▼

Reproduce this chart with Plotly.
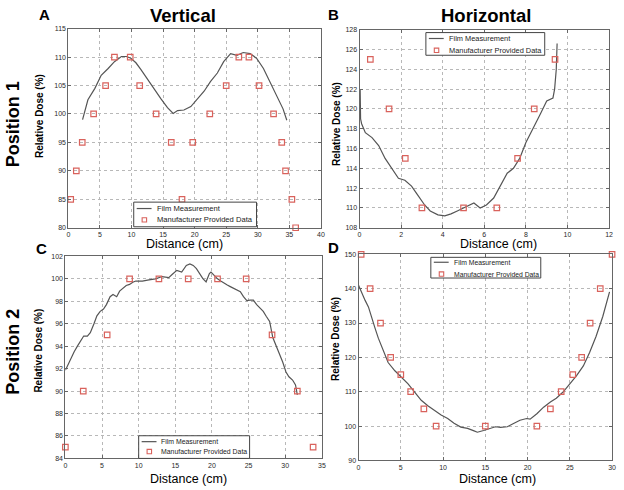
import plotly.graph_objects as go

# ---------------- data ----------------
# Panel A (Position 1, Vertical)
a_film_x = [2.25, 3.1, 4.2, 5.2, 6.3, 7.3, 8.4, 9.2, 9.9, 10.7, 11.5, 12.6, 13.6, 14.7, 15.7, 16.6,
            17.3, 18.3, 19.4, 20.4, 21.5, 22.5, 23.6, 24.6, 25.7, 26.7, 27.7, 28.8, 29.8, 30.9, 31.9,
            33.0, 34.0, 34.6]
a_film_y = [99.0, 102.5, 104.5, 106.8, 108.0, 109.2, 110.1, 110.1, 109.8, 109.0, 107.8, 106.0, 104.2,
            102.6, 101.1, 100.1, 100.6, 100.7, 101.3, 102.6, 104.0, 105.7, 107.2, 109.2, 110.6, 110.3,
            110.8, 110.6, 109.8, 108.0, 105.7, 103.2, 100.9, 98.9]
a_mfr_x = [0.37, 1.26, 2.2, 4.0, 5.9, 7.3, 9.8, 11.3, 13.9, 16.3, 18.0, 19.7, 22.4, 25.0, 27.0, 28.6,
           30.2, 32.5, 33.8, 34.4, 35.4, 36.0]
a_mfr_y = [85, 90, 95, 100, 105, 110, 110, 105, 100, 95, 85, 95, 100, 105, 110, 110, 105, 100, 95, 90,
           85, 80]

# Panel B (Position 1, Horizontal)
b_film_x = [0.03, 0.05, 0.1, 0.28, 0.6, 0.92, 1.23, 1.55, 1.87, 2.18, 2.5, 2.8, 3.13, 3.4, 3.77, 4.1,
            4.4, 4.7, 5.03, 5.35, 5.5, 5.8, 6.1, 6.45, 6.77, 7.1, 7.4, 7.7, 8.0, 8.35, 8.7, 9.0, 9.3,
            9.38, 9.46, 9.5]
b_film_y = [122.0, 119.0, 118.5, 117.6, 117.1, 116.3, 115.0, 114.0, 113.0, 112.8, 112.2, 111.3, 110.3,
            109.7, 109.3, 109.2, 109.4, 109.7, 110.0, 110.3, 110.5, 110.0, 110.3, 111.0, 112.3, 113.5,
            114.0, 115.0, 116.6, 118.0, 119.5, 120.8, 121.1, 122.0, 124.0, 126.6]
b_mfr_x = [0.52, 1.42, 2.2, 3.0, 5.0, 6.6, 7.6, 8.4, 9.4]
b_mfr_y = [125, 120, 115, 110, 110, 110, 115, 120, 125]

# Panel C (Position 2, Vertical)
c_film_x = [0.0, 0.3, 0.75, 1.2, 1.64, 2.1, 2.5, 3.0, 3.4, 3.9, 4.3, 4.75, 5.2, 5.6, 6.1, 6.5, 7.0, 7.4,
            7.9, 8.3, 8.76, 9.2, 9.6, 10.5, 11.4, 12.3, 13.2, 14.1, 14.6, 15.2, 15.87, 16.5, 16.99,
            17.44, 17.88, 18.32, 18.76, 19.2, 19.65, 19.87, 20.3, 20.76, 21.2, 21.65, 22.09, 22.5,
            23.0, 23.4, 23.87, 24.3, 24.76, 25.2, 25.65, 26.1, 26.5, 27.0, 27.4, 27.87, 28.3, 28.76,
            29.2, 29.65, 30.1, 30.5, 31.0, 31.4, 31.65]
c_film_y = [91.85, 92.3, 92.9, 93.5, 94.0, 94.5, 94.9, 94.9, 95.2, 96.0, 96.7, 97.1, 97.3, 97.7, 98.4,
            98.6, 98.4, 98.9, 99.2, 99.4, 99.5, 99.7, 99.8, 99.8, 99.9, 100.0, 100.2, 100.1, 100.4,
            100.75, 100.6, 101.19, 101.33, 101.19, 100.9, 100.46, 100.02, 99.73, 100.46, 100.6, 100.3,
            100.0, 99.8, 99.58, 99.44, 99.3, 99.15, 99.06, 98.85, 98.41, 98.06, 98.1, 98.1, 97.7, 97.4,
            97.1, 96.66, 96.2, 94.77, 94.04, 93.46, 92.59, 91.7, 91.27, 90.98, 90.54, 89.66]
c_mfr_x = [0.0, 2.44, 5.7, 8.76, 12.76, 16.76, 20.76, 24.67, 28.2, 31.65, 33.8]
c_mfr_y = [85, 90, 95, 100, 100, 100, 100, 100, 95, 90, 85]

# Panel D (Position 2, Horizontal)
d_film_x = [0.0, 0.4, 0.78, 1.17, 1.56, 1.95, 2.34, 2.73, 3.1, 3.5, 4.3, 5.08, 5.86, 6.64, 7.42, 8.2,
            9.0, 9.77, 10.55, 11.3, 12.1, 12.9, 13.67, 14.06, 14.8, 15.6, 16.2, 16.8, 17.6, 18.4,
            19.1, 19.9, 20.3, 21.1, 21.9, 22.7, 23.4, 24.2, 25.0, 25.8, 26.6, 27.34, 28.1, 28.9, 29.7]
d_film_y = [141.0, 138.6, 136.6, 134.7, 131.4, 128.5, 125.6, 123.3, 120.9, 118.5, 116.1, 114.2, 112.3,
            109.9, 107.5, 105.9, 104.4, 103.2, 102.2, 100.8, 99.7, 99.3, 98.6, 98.2, 98.7, 99.3, 99.8,
            99.6, 99.8, 100.8, 101.7, 102.2, 102.0, 103.6, 105.5, 107.0, 108.1, 109.9, 112.3, 114.7,
            117.5, 121.4, 126.1, 131.9, 139.1]
d_mfr_x = [0.31, 1.37, 2.6, 3.8, 5.0, 6.17, 7.73, 9.18, 15.0, 21.1, 22.7, 23.98, 25.35, 26.4, 27.4,
           28.6, 30.0]
d_mfr_y = [150, 140, 130, 120, 115, 110, 105, 100, 100, 100, 105, 110, 115, 120, 130, 140, 150]

# tick values
a_xticks = [0, 5, 10, 15, 20, 25, 30, 35, 40]
a_yticks = [80, 85, 90, 95, 100, 105, 110, 115]
b_xticks = [0, 2, 4, 6, 8, 10, 12]
b_yticks = [108, 110, 112, 114, 116, 118, 120, 122, 124, 126, 128]
c_xticks = [0, 5, 10, 15, 20, 25, 30, 35]
c_yticks = [84, 86, 88, 90, 92, 94, 96, 98, 100, 102]
d_xticks = [0, 5, 10, 15, 20, 25, 30]
d_yticks = [90, 100, 110, 120, 130, 140, 150]

FILM_NAME = "Film Measurement"
MFR_NAME = "Manufacturer Provided Data"
X_TITLE = "Distance (cm)"
Y_TITLE = "Relative Dose (%)"

# ---------------- figure ----------------
W, H = 624, 490
def px(x):
    return x / W
def py(y):
    return 1 - y / H

FONT = "Liberation Sans, Arial, sans-serif"
LINE_COLOR = "#555555"
MK_COLOR = "#d9625c"

fig = go.Figure()

panels = [
    (a_film_x, a_film_y, a_mfr_x, a_mfr_y, ""),
    (b_film_x, b_film_y, b_mfr_x, b_mfr_y, "2"),
    (c_film_x, c_film_y, c_mfr_x, c_mfr_y, "3"),
    (d_film_x, d_film_y, d_mfr_x, d_mfr_y, "4"),
]
for fx, fy, mx, my, s in panels:
    fig.add_trace(go.Scatter(x=fx, y=fy, mode="lines", name=FILM_NAME, showlegend=False,
                             line=dict(color=LINE_COLOR, width=1.2),
                             xaxis="x" + s, yaxis="y" + s))
    fig.add_trace(go.Scatter(x=mx, y=my, mode="markers", name=MFR_NAME, showlegend=False,
                             marker=dict(symbol="square-open", size=5.5,
                                         color=MK_COLOR, line=dict(width=1.2, color=MK_COLOR)),
                             cliponaxis=False,
                             xaxis="x" + s, yaxis="y" + s))

tickfont = dict(family=FONT, size=7, color="#2a2a2a")
def axis(domain, anchor, rng, ticks):
    return dict(domain=domain, anchor=anchor, range=rng, tickvals=ticks,
                showgrid=True, gridcolor="#b8b8b8", griddash="dot", gridwidth=1,
                zeroline=False, showline=True, linecolor="#666666", linewidth=1, mirror="ticks",
                ticks="inside", ticklen=3, tickcolor="#666666", tickfont=tickfont)

fig.update_layout(
    width=W, height=H, margin=dict(l=0, r=0, t=0, b=0),
    paper_bgcolor="white", plot_bgcolor="white",
    font=dict(family=FONT), showlegend=False,
    xaxis=axis([px(67), px(322)], "y", [0, 40], a_xticks),
    yaxis=axis([py(227), py(25)], "x", [80, 115], a_yticks),
    xaxis2=axis([px(361), px(613)], "y2", [0, 12], b_xticks),
    yaxis2=axis([py(227), py(26)], "x2", [108, 128], b_yticks),
    xaxis3=axis([px(64), px(323)], "y3", [0, 35], c_xticks),
    yaxis3=axis([py(461), py(256)], "x3", [84, 102], c_yticks),
    xaxis4=axis([px(360), px(616)], "y4", [0, 30], d_xticks),
    yaxis4=axis([py(463), py(254)], "x4", [90, 150], d_yticks),
)

ann = []
shapes = []
def text(x, y, s, size, angle=0, bold=True, color="#000000", xanchor="center", yanchor="middle"):
    ann.append(dict(x=px(x), y=py(y), xref="paper", yref="paper",
                    text=("<b>%s</b>" % s) if bold else s,
                    showarrow=False, textangle=angle, xanchor=xanchor, yanchor=yanchor,
                    borderpad=0, font=dict(family=FONT, size=size, color=color)))

# legends (boxes drawn in page pixels)
def legend_box(x0, y0, x1, y1, r1, r2, fsize):
    shapes.append(dict(type="rect", xref="paper", yref="paper", x0=px(x0), x1=px(x1),
                       y0=py(y0), y1=py(y1), line=dict(color="#444444", width=1),
                       fillcolor="white", layer="above"))
    shapes.append(dict(type="line", xref="paper", yref="paper", x0=px(x0 + 3), x1=px(x0 + 18),
                       y0=py(r1), y1=py(r1), line=dict(color=LINE_COLOR, width=1.2), layer="above"))
    shapes.append(dict(type="rect", xref="paper", yref="paper", x0=px(x0 + 8.5), x1=px(x0 + 13),
                       y0=py(r2 - 2.2), y1=py(r2 + 2.2), line=dict(color=MK_COLOR, width=1.1),
                       fillcolor="rgba(0,0,0,0)", layer="above"))
    ann.append(dict(x=px(x0 + 21), y=py(r1), xref="paper", yref="paper", text=FILM_NAME,
                    showarrow=False, xanchor="left", yanchor="middle",
                    font=dict(family=FONT, size=fsize, color="#222222")))
    ann.append(dict(x=px(x0 + 21), y=py(r2), xref="paper", yref="paper", text=MFR_NAME,
                    showarrow=False, xanchor="left", yanchor="middle",
                    font=dict(family=FONT, size=fsize, color="#222222")))

legend_box(133, 201, 257, 226, 207.5, 219, 7.6)
legend_box(428, 29, 548, 52, 35, 47, 7.4)
legend_box(138, 438, 250, 461, 444, 454, 6.9)
legend_box(433, 257, 544, 278, 262, 274, 6.8)

# titles / labels
text(183, 12, "Vertical", 18.5)
text(489, 12, "Horizontal", 18.5)
text(43, 11, "A", 15)
text(335, 11, "B", 15)
text(40, 248, "C", 15)
text(335, 247, "D", 15)
text(11, 122, "Position 1", 18, angle=-90)
text(11, 353, "Position 2", 18, angle=-90)
text(38, 114, Y_TITLE, 10, angle=-90)
text(337, 122, Y_TITLE, 10, angle=-90)
text(37, 352, Y_TITLE, 10, angle=-90)
text(336, 340, Y_TITLE, 10, angle=-90)
text(184, 243, X_TITLE, 12.5, bold=False)
text(501, 243, X_TITLE, 12.5, bold=False)
text(188, 489.5, X_TITLE, 12.5, bold=False, yanchor="bottom")
text(500, 489.5, X_TITLE, 12.5, bold=False, yanchor="bottom")

fig.update_layout(annotations=ann, shapes=shapes)

# remove the browser's default page margin so the figure sits at the window origin
fig.write_html("out.html", config={"displayModeBar": False},
               post_script="document.body.style.margin='0';")
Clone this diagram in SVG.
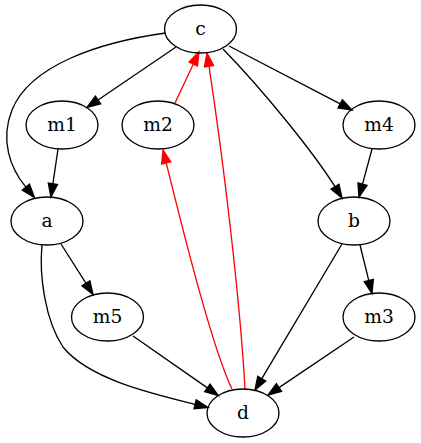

▲

* **Exercise instructions**:
Omitting all pictures, restate exactly the lines of the material from its start through the line that contains "import plotly.graph_objects as go".

* **Exercise response**:
Reproduce this chart with Plotly.
import plotly.graph_objects as go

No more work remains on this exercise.